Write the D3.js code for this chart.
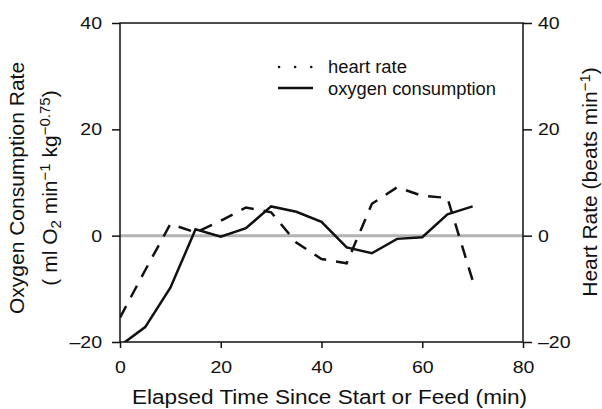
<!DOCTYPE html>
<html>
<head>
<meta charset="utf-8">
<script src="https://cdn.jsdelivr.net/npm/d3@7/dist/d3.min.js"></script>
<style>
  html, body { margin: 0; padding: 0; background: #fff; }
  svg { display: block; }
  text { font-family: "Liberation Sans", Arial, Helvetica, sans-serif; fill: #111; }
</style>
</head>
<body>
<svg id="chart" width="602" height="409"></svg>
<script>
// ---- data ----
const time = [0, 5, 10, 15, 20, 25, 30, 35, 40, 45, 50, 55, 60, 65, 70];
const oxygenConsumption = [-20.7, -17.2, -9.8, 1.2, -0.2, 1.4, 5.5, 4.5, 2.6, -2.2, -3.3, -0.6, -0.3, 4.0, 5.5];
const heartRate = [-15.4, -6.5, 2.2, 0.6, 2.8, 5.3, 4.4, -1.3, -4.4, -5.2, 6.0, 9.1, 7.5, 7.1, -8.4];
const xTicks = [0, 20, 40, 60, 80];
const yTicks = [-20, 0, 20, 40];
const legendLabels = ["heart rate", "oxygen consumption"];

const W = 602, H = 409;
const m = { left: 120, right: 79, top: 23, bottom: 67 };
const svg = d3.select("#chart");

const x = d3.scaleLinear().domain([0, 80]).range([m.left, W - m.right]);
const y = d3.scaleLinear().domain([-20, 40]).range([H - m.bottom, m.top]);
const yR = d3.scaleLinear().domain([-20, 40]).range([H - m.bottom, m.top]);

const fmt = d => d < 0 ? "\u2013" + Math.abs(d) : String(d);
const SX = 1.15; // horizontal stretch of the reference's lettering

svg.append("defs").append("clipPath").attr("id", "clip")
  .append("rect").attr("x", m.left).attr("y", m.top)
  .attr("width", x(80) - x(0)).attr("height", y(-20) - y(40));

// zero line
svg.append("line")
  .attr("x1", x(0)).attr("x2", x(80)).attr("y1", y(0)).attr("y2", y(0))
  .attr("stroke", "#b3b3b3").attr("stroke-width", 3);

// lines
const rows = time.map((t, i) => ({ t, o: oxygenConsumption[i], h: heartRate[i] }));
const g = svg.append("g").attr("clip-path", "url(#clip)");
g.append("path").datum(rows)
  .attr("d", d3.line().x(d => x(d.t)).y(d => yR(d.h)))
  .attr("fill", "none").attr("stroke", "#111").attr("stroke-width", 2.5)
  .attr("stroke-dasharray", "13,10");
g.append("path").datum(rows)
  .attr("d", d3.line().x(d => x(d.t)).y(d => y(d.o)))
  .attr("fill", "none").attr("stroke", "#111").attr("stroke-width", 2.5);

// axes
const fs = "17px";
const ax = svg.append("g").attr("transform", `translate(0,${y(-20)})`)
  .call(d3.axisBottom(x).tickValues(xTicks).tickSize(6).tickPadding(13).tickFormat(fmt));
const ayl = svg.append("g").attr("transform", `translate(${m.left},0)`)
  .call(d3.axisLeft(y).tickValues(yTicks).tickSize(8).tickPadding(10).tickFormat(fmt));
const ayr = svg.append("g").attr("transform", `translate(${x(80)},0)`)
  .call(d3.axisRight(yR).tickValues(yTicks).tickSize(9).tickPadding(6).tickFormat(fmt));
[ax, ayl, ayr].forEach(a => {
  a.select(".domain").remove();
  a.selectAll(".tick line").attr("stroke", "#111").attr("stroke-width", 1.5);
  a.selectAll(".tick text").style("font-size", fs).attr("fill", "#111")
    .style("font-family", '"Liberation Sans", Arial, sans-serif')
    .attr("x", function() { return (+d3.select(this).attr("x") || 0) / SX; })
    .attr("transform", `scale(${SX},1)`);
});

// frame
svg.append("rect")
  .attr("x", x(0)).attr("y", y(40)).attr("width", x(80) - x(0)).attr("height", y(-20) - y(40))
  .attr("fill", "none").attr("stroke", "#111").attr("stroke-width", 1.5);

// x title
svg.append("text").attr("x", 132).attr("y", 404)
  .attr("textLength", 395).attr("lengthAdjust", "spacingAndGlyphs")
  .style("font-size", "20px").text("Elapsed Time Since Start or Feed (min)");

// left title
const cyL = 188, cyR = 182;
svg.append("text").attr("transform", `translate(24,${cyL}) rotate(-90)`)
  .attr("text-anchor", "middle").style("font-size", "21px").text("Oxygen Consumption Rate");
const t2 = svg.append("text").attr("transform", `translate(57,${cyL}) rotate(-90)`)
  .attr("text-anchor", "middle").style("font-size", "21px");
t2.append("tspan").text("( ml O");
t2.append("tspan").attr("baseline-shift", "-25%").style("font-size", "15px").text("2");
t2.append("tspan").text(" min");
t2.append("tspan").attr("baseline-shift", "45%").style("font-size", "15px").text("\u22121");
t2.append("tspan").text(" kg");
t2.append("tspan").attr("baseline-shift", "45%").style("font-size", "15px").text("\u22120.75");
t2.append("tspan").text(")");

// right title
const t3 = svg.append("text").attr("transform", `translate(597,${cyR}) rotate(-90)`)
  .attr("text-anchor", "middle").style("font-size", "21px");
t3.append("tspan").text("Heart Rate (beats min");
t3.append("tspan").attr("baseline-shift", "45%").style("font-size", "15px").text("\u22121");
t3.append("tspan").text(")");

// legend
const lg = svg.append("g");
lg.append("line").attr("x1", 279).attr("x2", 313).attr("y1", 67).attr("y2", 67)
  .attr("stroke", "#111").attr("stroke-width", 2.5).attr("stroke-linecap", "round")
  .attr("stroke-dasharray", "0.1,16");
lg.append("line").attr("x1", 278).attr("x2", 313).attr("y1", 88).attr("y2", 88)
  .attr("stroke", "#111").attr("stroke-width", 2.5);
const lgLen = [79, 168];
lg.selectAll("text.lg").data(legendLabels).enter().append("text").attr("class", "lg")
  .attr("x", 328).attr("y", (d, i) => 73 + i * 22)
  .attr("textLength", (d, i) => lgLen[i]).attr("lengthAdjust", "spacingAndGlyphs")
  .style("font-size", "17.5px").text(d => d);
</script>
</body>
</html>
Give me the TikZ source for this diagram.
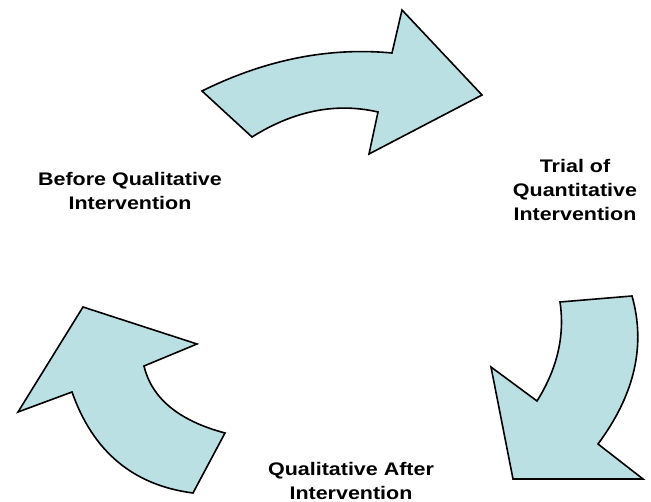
-----
_YOUR GOAL_
Copy each line of the records precisely and drop any images they hold.

_EXERCISE SOLUTION_
Write the D3.js code for this chart.
<!DOCTYPE html>
<html>
<head>
<meta charset="utf-8">
<script src="https://cdn.jsdelivr.net/npm/d3@7/dist/d3.min.js"></script>
<style>
  html, body { margin: 0; padding: 0; background: #fff; }
  svg { display: block; }
  text { font-family: "Liberation Sans", Arial, Helvetica, sans-serif; fill: #111; }
</style>
</head>
<body>
<svg id="chart" width="602" height="409"></svg>
<script>
// ---- data ----
const time = [0, 5, 10, 15, 20, 25, 30, 35, 40, 45, 50, 55, 60, 65, 70];
const oxygenConsumption = [-20.7, -17.2, -9.8, 1.2, -0.2, 1.4, 5.5, 4.5, 2.6, -2.2, -3.3, -0.6, -0.3, 4.0, 5.5];
const heartRate = [-15.4, -6.5, 2.2, 0.6, 2.8, 5.3, 4.4, -1.3, -4.4, -5.2, 6.0, 9.1, 7.5, 7.1, -8.4];
const xTicks = [0, 20, 40, 60, 80];
const yTicks = [-20, 0, 20, 40];
const legendLabels = ["heart rate", "oxygen consumption"];

const W = 602, H = 409;
const m = { left: 120, right: 79, top: 23, bottom: 67 };
const svg = d3.select("#chart");

const x = d3.scaleLinear().domain([0, 80]).range([m.left, W - m.right]);
const y = d3.scaleLinear().domain([-20, 40]).range([H - m.bottom, m.top]);
const yR = d3.scaleLinear().domain([-20, 40]).range([H - m.bottom, m.top]);

const fmt = d => d < 0 ? "\u2013" + Math.abs(d) : String(d);
const SX = 1.15; // horizontal stretch of the reference's lettering

svg.append("defs").append("clipPath").attr("id", "clip")
  .append("rect").attr("x", m.left).attr("y", m.top)
  .attr("width", x(80) - x(0)).attr("height", y(-20) - y(40));

// zero line
svg.append("line")
  .attr("x1", x(0)).attr("x2", x(80)).attr("y1", y(0)).attr("y2", y(0))
  .attr("stroke", "#b3b3b3").attr("stroke-width", 3);

// lines
const rows = time.map((t, i) => ({ t, o: oxygenConsumption[i], h: heartRate[i] }));
const g = svg.append("g").attr("clip-path", "url(#clip)");
g.append("path").datum(rows)
  .attr("d", d3.line().x(d => x(d.t)).y(d => yR(d.h)))
  .attr("fill", "none").attr("stroke", "#111").attr("stroke-width", 2.5)
  .attr("stroke-dasharray", "13,10");
g.append("path").datum(rows)
  .attr("d", d3.line().x(d => x(d.t)).y(d => y(d.o)))
  .attr("fill", "none").attr("stroke", "#111").attr("stroke-width", 2.5);

// axes
const fs = "17px";
const ax = svg.append("g").attr("transform", `translate(0,${y(-20)})`)
  .call(d3.axisBottom(x).tickValues(xTicks).tickSize(6).tickPadding(13).tickFormat(fmt));
const ayl = svg.append("g").attr("transform", `translate(${m.left},0)`)
  .call(d3.axisLeft(y).tickValues(yTicks).tickSize(8).tickPadding(10).tickFormat(fmt));
const ayr = svg.append("g").attr("transform", `translate(${x(80)},0)`)
  .call(d3.axisRight(yR).tickValues(yTicks).tickSize(9).tickPadding(6).tickFormat(fmt));
[ax, ayl, ayr].forEach(a => {
  a.select(".domain").remove();
  a.selectAll(".tick line").attr("stroke", "#111").attr("stroke-width", 1.5);
  a.selectAll(".tick text").style("font-size", fs).attr("fill", "#111")
    .style("font-family", '"Liberation Sans", Arial, sans-serif')
    .attr("x", function() { return (+d3.select(this).attr("x") || 0) / SX; })
    .attr("transform", `scale(${SX},1)`);
});

// frame
svg.append("rect")
  .attr("x", x(0)).attr("y", y(40)).attr("width", x(80) - x(0)).attr("height", y(-20) - y(40))
  .attr("fill", "none").attr("stroke", "#111").attr("stroke-width", 1.5);

// x title
svg.append("text").attr("x", 132).attr("y", 404)
  .attr("textLength", 395).attr("lengthAdjust", "spacingAndGlyphs")
  .style("font-size", "20px").text("Elapsed Time Since Start or Feed (min)");

// left title
const cyL = 188, cyR = 182;
svg.append("text").attr("transform", `translate(24,${cyL}) rotate(-90)`)
  .attr("text-anchor", "middle").style("font-size", "21px").text("Oxygen Consumption Rate");
const t2 = svg.append("text").attr("transform", `translate(57,${cyL}) rotate(-90)`)
  .attr("text-anchor", "middle").style("font-size", "21px");
t2.append("tspan").text("( ml O");
t2.append("tspan").attr("baseline-shift", "-25%").style("font-size", "15px").text("2");
t2.append("tspan").text(" min");
t2.append("tspan").attr("baseline-shift", "45%").style("font-size", "15px").text("\u22121");
t2.append("tspan").text(" kg");
t2.append("tspan").attr("baseline-shift", "45%").style("font-size", "15px").text("\u22120.75");
t2.append("tspan").text(")");

// right title
const t3 = svg.append("text").attr("transform", `translate(597,${cyR}) rotate(-90)`)
  .attr("text-anchor", "middle").style("font-size", "21px");
t3.append("tspan").text("Heart Rate (beats min");
t3.append("tspan").attr("baseline-shift", "45%").style("font-size", "15px").text("\u22121");
t3.append("tspan").text(")");

// legend
const lg = svg.append("g");
lg.append("line").attr("x1", 279).attr("x2", 313).attr("y1", 67).attr("y2", 67)
  .attr("stroke", "#111").attr("stroke-width", 2.5).attr("stroke-linecap", "round")
  .attr("stroke-dasharray", "0.1,16");
lg.append("line").attr("x1", 278).attr("x2", 313).attr("y1", 88).attr("y2", 88)
  .attr("stroke", "#111").attr("stroke-width", 2.5);
const lgLen = [79, 168];
lg.selectAll("text.lg").data(legendLabels).enter().append("text").attr("class", "lg")
  .attr("x", 328).attr("y", (d, i) => 73 + i * 22)
  .attr("textLength", (d, i) => lgLen[i]).attr("lengthAdjust", "spacingAndGlyphs")
  .style("font-size", "17.5px").text(d => d);
</script>
</body>
</html>
Give me the TikZ source for this diagram.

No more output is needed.